Thursday, February 4, 2010

High ISO Madness

Have a look at this photograph I shot Sunday night.

Oh, wait. That's pretty boring, isn't it? That's because that's the photograph as it would have been shot on 100 speed film. (I'm not sure what Blogger did, but the picture is actually a little brighter on my blog than it is in my image editor.)

Let's try that again.

Maybe you'll like this one better?

Actually, that is sort of cool, but it's not really much of a photograph of the subject. (The subject, by the way, is an aspiring model who wanted some interesting pictures for a portfolio page.) That's what the image would have looked like shot on 800 speed film, which is about the fastest you can buy unless you're really hooked up.

But wait!

I actually shot this at ISO12,800 on a Rebel T1i. What did that look like?

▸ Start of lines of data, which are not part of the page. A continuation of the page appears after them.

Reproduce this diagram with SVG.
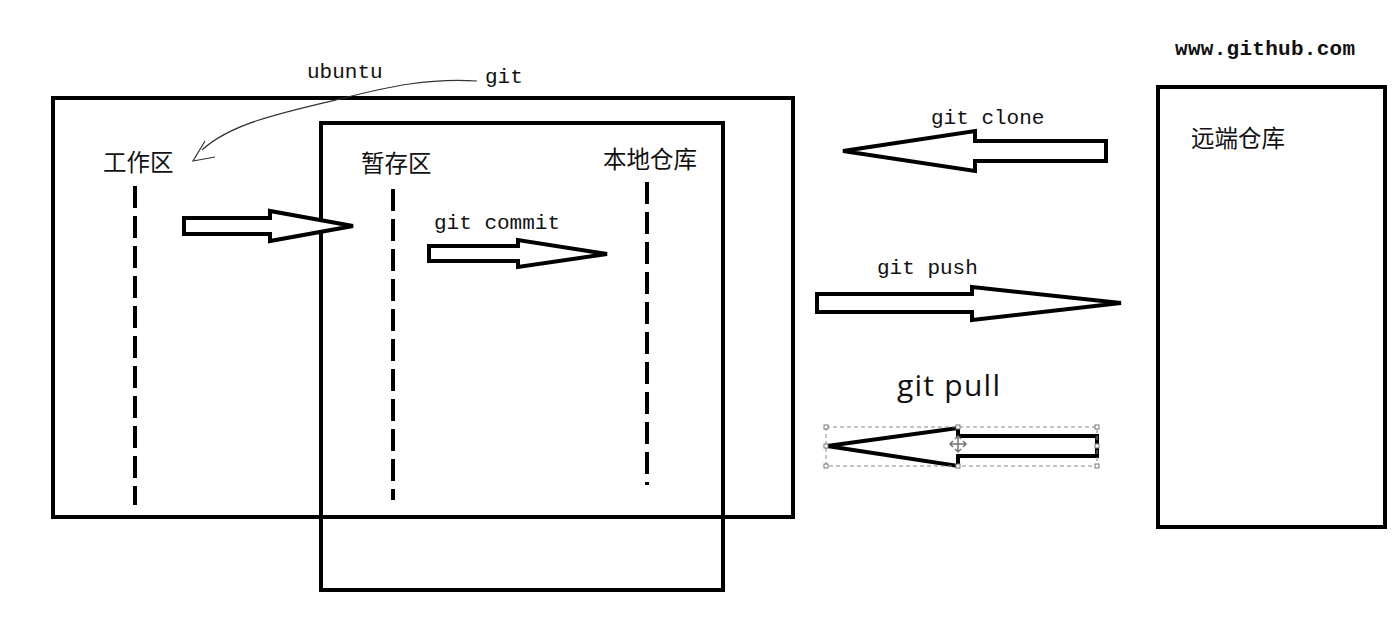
<svg xmlns="http://www.w3.org/2000/svg" width="1400" height="624" viewBox="0 0 1400 624">
<style>
.box{fill:none;stroke:#000;stroke-width:4}
.arr{fill:#fff;stroke:#000;stroke-width:4;stroke-linejoin:miter}
.dash{stroke:#000;stroke-width:4;stroke-dasharray:22 8;fill:none}
.mono{font-family:"Liberation Mono",monospace;font-size:21px;fill:#111}
.cjk{font-family:"Noto Sans CJK SC","Noto Sans",sans-serif;font-size:23.5px;fill:#111}
.sel{fill:none;stroke:#888;stroke-width:1;stroke-dasharray:4 3}
.h{fill:#fff;stroke:#777;stroke-width:1}
</style>
<rect width="1400" height="624" fill="#fff"/>
<g id="ubuntu">
<rect class="box" x="53" y="98" width="740" height="419"/>
<text class="mono" x="307" y="78">ubuntu</text>
</g>
<g id="local">
<rect class="box" x="321" y="123" width="402" height="467"/>
</g>
<g id="remote">
<rect class="box" x="1158" y="87" width="227" height="440"/>
<text class="mono" x="1175" y="55" font-weight="bold" textLength="180">www.github.com</text>
<text class="cjk" x="1191" y="147">远端仓库</text>
</g>
<g id="workspace">
<text class="cjk" x="103" y="171">工作区</text>
<line class="dash" x1="135" y1="186" x2="135" y2="505"/>
</g>
<g id="stage">
<text class="cjk" x="361" y="172">暂存区</text>
<line class="dash" x1="393" y1="189" x2="393" y2="500"/>
</g>
<g id="repo">
<text class="cjk" x="603" y="168">本地仓库</text>
<line class="dash" x1="647" y1="182" x2="647" y2="485"/>
</g>
<g id="connectors">
<text class="mono" x="485" y="83">git</text>
<path d="M477 81 C430 78 390 86 340 99 C280 113 230 124 202 150 M205 141 L193 161 L215 157" fill="none" stroke="#333" stroke-width="1.2"/>
<polygon class="arr" points="184,218 270,218 270,211 353,226 270,241 270,234 184,234"/>
<text class="mono" x="434" y="229">git commit</text>
<polygon class="arr" points="429,246 518,246 518,240 607,254 518,267 518,261 429,261"/>
<text class="mono" x="931" y="124">git clone</text>
<polygon class="arr" points="1106,141 975,141 975,131 843,151 975,171 975,161 1106,161"/>
<text class="mono" x="877" y="274">git push</text>
<polygon class="arr" points="817,294 972,294 972,287 1121,303 972,320 972,312 817,312"/>
<text x="897" y="396" font-family="Open Sans,sans-serif" font-size="30" fill="#111" textLength="103">git pull</text>
<polygon class="arr" points="1097,436 958,436 958,428 827,446 958,466 958,456 1097,456"/>
<rect class="sel" x="826" y="427" width="271" height="39"/>
<rect class="h" x="824" y="425" width="4" height="4"/>
<rect class="h" x="956" y="425" width="4" height="4"/>
<rect class="h" x="1095" y="425" width="4" height="4"/>
<rect class="h" x="824" y="444" width="4" height="4"/>
<rect class="h" x="1095" y="444" width="4" height="4"/>
<rect class="h" x="824" y="464" width="4" height="4"/>
<rect class="h" x="956" y="464" width="4" height="4"/>
<rect class="h" x="1095" y="464" width="4" height="4"/>
<path d="M958 436 L958 452 M950 444 L966 444 M955 439 L958 436 L961 439 M955 449 L958 452 L961 449 M953 441 L950 444 L953 447 M963 441 L966 444 L963 447" fill="none" stroke="#777" stroke-width="1.5"/>
</g>
</svg>
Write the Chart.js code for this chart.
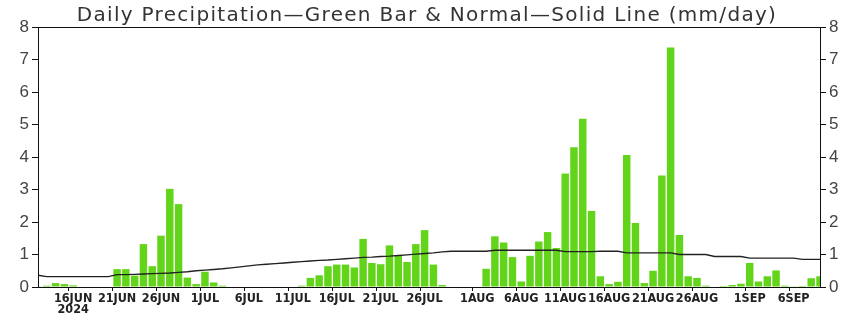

That is with no exposure adjustment in post.

Holy Toledo.

Handheld, no flash, ambient lighting - and it was so dark that even with my human eyes, which are far more sensitive than any camera, I could barely see the model. (My eyes don't have such a good focal range but I have excellent night vision.) And this is the cheap model, with a slow lens - aperture was f5.6, the maximum aperture of the lens at this focal length. The newer high-end dSLR cameras will go up to four times faster than this. And even sticking with the T1i, I have a lens that has a maximum aperture two stops larger.

The US Army has as one of its mottoes, "We own the night." Digital photographers are about to start trespassing on the Army's territory. When I think of the amazing photographs I could have taken with this technology in my former studio, or at Goth clubs and fashion shows, it just about makes me want to cry.

True, this is a little noisy, but I could have gone down a stop on sensitivity and that would have gotten rid of a lot of it. With a faster lens I could have gotten two stops down in sensitivity, gotten the same exposure, and the noise would have been scarcely noticeable especially with a little post.